> [Exercise objective] Below are the records. Gather each line that holds "this".

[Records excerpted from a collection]
* Begin *
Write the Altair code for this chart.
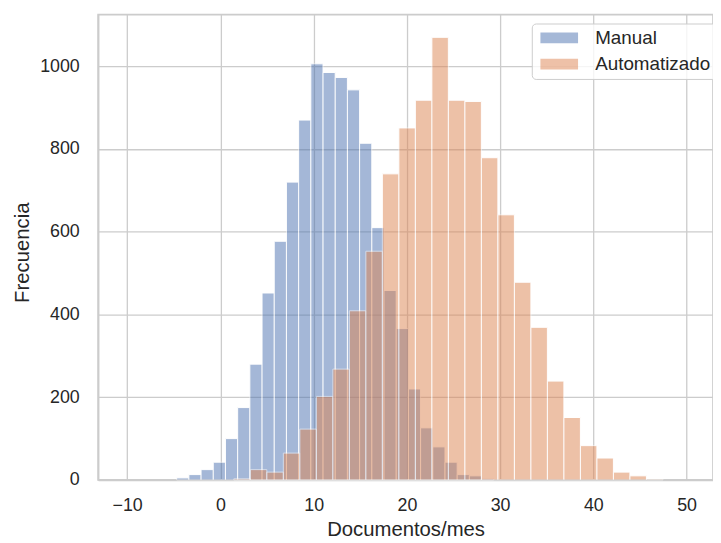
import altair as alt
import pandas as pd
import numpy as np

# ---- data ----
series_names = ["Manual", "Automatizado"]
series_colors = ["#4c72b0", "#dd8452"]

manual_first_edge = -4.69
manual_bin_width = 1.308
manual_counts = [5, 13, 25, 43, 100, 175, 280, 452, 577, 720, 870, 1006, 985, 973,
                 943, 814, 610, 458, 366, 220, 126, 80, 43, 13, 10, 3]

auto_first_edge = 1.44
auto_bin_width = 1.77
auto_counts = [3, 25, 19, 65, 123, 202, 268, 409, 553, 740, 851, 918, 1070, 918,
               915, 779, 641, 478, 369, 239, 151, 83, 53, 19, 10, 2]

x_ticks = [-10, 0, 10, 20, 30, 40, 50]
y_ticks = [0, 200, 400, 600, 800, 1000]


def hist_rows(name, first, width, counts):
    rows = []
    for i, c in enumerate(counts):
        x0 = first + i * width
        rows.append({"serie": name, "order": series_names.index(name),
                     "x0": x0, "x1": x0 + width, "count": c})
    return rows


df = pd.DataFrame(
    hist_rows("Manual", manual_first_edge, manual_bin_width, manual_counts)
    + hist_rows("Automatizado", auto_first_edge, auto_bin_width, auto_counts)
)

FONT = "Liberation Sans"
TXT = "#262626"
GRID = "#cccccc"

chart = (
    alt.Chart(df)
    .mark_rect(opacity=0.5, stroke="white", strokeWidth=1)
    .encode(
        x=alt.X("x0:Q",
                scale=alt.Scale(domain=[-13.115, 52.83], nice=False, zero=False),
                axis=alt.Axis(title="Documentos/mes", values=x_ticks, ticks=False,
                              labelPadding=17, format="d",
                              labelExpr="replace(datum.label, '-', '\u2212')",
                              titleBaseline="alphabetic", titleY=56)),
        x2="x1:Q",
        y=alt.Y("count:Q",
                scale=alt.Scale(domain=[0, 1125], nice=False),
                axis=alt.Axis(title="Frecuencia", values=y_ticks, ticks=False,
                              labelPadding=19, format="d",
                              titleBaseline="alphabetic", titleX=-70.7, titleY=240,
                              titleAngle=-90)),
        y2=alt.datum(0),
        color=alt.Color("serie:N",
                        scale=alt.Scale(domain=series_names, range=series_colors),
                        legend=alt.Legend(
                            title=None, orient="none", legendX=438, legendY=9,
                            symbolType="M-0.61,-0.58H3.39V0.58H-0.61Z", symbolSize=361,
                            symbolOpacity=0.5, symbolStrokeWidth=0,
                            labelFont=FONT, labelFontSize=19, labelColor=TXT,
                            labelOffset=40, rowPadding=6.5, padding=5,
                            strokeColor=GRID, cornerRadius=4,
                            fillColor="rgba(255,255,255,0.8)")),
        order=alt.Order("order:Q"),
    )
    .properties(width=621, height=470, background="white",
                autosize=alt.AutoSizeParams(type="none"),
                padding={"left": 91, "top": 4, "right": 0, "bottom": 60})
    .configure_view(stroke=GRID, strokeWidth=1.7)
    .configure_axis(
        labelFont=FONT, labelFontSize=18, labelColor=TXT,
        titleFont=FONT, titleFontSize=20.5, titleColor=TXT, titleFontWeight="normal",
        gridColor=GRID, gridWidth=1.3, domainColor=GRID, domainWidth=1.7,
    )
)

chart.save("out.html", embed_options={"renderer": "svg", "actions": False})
* End *
* Begin *
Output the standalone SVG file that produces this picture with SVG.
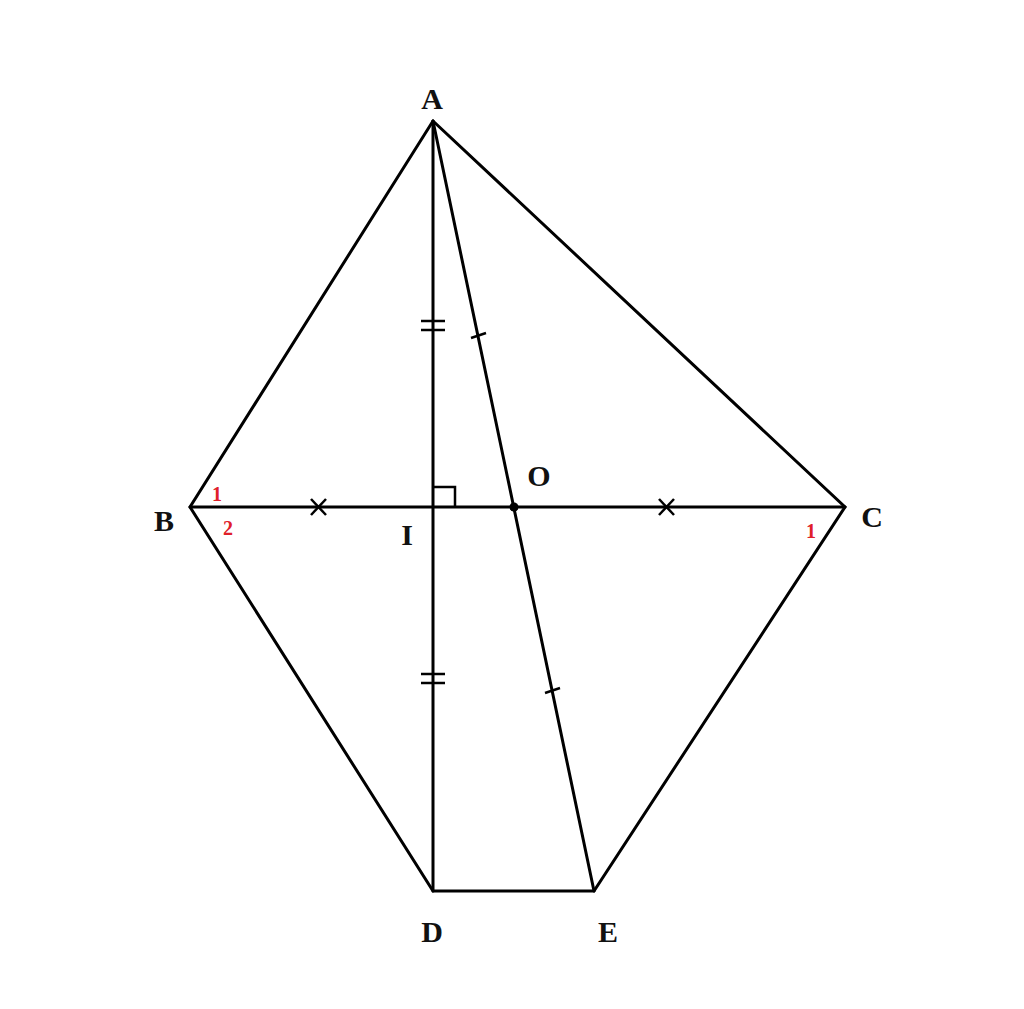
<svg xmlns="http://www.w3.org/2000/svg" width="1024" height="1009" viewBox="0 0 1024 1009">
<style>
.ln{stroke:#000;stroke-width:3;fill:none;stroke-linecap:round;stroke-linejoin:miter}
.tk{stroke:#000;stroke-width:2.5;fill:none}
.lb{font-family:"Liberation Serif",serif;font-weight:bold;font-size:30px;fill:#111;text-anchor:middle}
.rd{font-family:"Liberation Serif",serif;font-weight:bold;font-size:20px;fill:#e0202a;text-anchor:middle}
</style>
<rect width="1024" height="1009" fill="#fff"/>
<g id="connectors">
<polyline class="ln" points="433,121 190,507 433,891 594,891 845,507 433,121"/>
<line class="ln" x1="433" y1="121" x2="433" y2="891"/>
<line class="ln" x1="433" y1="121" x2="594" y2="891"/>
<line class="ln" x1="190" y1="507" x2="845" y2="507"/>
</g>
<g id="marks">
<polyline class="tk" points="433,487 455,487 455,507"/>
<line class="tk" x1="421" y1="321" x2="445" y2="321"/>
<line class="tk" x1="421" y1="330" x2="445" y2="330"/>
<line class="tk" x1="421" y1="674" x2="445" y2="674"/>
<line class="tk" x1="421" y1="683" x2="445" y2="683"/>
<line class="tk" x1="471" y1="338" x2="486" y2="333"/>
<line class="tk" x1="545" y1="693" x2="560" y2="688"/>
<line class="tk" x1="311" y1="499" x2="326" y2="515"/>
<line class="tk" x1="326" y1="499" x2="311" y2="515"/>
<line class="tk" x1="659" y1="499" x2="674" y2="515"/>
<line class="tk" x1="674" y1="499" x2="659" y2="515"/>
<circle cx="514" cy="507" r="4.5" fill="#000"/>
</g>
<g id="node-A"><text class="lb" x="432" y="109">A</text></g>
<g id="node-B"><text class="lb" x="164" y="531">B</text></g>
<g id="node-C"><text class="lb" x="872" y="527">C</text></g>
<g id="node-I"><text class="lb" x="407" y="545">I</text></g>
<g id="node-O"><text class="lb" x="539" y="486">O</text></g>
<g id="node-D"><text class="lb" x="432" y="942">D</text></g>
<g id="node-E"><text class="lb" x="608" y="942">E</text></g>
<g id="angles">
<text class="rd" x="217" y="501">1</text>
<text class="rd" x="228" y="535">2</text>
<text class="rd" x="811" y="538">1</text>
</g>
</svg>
* End *
* Begin *
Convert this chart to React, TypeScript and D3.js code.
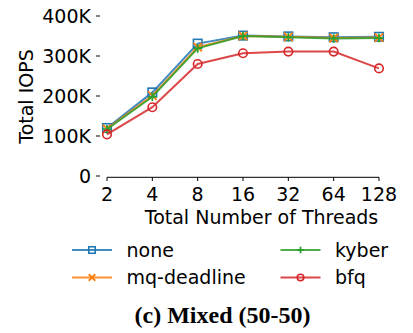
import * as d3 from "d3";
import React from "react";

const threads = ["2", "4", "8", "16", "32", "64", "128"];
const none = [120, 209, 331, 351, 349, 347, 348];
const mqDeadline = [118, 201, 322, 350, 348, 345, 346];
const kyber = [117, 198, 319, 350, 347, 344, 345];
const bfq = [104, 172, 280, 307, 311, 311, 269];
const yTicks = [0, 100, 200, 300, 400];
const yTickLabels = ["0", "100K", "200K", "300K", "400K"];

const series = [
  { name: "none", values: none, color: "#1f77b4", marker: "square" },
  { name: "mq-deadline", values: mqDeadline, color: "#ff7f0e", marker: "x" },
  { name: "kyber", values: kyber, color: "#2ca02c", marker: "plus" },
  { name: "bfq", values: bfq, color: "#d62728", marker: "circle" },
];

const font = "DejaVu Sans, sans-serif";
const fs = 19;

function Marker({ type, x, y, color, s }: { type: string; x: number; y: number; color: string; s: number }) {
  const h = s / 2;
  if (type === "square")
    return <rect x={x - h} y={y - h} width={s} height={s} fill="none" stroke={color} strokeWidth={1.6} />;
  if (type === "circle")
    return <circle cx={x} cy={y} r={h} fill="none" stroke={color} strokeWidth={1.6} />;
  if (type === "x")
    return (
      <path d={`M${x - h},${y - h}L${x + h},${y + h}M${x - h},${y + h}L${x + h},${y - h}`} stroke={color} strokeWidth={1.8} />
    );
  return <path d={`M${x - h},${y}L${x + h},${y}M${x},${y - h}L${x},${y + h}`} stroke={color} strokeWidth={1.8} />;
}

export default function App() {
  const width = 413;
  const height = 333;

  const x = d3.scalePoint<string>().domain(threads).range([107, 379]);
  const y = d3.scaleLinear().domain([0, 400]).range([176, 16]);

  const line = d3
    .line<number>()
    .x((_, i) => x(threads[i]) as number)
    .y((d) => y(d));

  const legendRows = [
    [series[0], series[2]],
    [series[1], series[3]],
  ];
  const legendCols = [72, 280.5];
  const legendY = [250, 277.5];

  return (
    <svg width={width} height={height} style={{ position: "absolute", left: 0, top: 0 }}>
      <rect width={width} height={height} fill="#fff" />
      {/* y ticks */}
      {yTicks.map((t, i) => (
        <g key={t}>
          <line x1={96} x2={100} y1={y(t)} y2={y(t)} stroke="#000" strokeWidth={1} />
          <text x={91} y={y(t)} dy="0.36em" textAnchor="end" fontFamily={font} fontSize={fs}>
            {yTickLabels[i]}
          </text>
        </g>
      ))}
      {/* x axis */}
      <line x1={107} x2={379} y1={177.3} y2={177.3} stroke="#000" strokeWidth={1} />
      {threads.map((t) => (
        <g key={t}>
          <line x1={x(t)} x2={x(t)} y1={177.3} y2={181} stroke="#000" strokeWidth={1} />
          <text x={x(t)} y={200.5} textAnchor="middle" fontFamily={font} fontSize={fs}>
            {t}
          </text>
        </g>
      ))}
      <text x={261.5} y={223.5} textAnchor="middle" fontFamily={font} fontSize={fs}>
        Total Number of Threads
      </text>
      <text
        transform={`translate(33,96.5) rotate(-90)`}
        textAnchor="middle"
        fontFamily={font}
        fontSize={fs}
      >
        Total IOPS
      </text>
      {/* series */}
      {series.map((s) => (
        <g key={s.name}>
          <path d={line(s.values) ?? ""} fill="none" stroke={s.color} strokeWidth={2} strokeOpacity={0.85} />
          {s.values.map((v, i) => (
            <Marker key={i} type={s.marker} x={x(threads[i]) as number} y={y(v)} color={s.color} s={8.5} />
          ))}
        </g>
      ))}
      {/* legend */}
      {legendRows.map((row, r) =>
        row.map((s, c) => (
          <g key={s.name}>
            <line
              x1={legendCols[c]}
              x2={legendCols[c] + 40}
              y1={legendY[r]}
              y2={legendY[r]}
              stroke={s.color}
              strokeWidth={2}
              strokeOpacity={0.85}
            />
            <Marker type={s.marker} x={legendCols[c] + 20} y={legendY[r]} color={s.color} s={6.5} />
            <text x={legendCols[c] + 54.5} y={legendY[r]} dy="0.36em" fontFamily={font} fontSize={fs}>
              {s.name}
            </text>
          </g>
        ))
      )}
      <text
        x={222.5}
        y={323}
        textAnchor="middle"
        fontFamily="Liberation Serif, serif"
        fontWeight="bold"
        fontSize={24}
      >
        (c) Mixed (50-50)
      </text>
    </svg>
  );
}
* End *
> [Expected answer]
Write the Altair code for this chart.
Output the standalone SVG file that produces this picture with SVG.
Convert this chart to React, TypeScript and D3.js code.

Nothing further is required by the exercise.